## Requirements
Exactly repeat the material, dropping every picture from the copy.

## Data shown

** start **

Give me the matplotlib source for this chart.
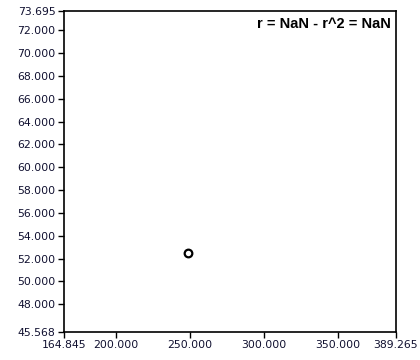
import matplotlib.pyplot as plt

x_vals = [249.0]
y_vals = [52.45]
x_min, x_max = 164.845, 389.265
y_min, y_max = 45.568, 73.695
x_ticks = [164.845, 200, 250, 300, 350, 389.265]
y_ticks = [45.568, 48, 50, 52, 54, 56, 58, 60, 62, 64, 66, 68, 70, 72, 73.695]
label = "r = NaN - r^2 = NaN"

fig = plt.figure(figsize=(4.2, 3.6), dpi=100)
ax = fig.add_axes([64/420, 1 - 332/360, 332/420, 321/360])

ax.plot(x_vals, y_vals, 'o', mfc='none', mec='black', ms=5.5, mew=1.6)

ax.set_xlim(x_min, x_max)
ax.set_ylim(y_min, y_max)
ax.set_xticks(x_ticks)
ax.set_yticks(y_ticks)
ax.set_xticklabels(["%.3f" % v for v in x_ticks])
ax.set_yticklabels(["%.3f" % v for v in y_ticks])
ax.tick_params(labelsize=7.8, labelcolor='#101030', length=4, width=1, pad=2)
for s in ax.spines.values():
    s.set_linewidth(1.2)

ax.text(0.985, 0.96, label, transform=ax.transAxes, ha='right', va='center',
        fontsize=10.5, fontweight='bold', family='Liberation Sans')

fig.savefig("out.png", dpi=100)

** end **

## Final result
Give me the matplotlib source for this chart.
import matplotlib.pyplot as plt

x_vals = [249.0]
y_vals = [52.45]
x_min, x_max = 164.845, 389.265
y_min, y_max = 45.568, 73.695
x_ticks = [164.845, 200, 250, 300, 350, 389.265]
y_ticks = [45.568, 48, 50, 52, 54, 56, 58, 60, 62, 64, 66, 68, 70, 72, 73.695]
label = "r = NaN - r^2 = NaN"

fig = plt.figure(figsize=(4.2, 3.6), dpi=100)
ax = fig.add_axes([64/420, 1 - 332/360, 332/420, 321/360])

ax.plot(x_vals, y_vals, 'o', mfc='none', mec='black', ms=5.5, mew=1.6)

ax.set_xlim(x_min, x_max)
ax.set_ylim(y_min, y_max)
ax.set_xticks(x_ticks)
ax.set_yticks(y_ticks)
ax.set_xticklabels(["%.3f" % v for v in x_ticks])
ax.set_yticklabels(["%.3f" % v for v in y_ticks])
ax.tick_params(labelsize=7.8, labelcolor='#101030', length=4, width=1, pad=2)
for s in ax.spines.values():
    s.set_linewidth(1.2)

ax.text(0.985, 0.96, label, transform=ax.transAxes, ha='right', va='center',
        fontsize=10.5, fontweight='bold', family='Liberation Sans')

fig.savefig("out.png", dpi=100)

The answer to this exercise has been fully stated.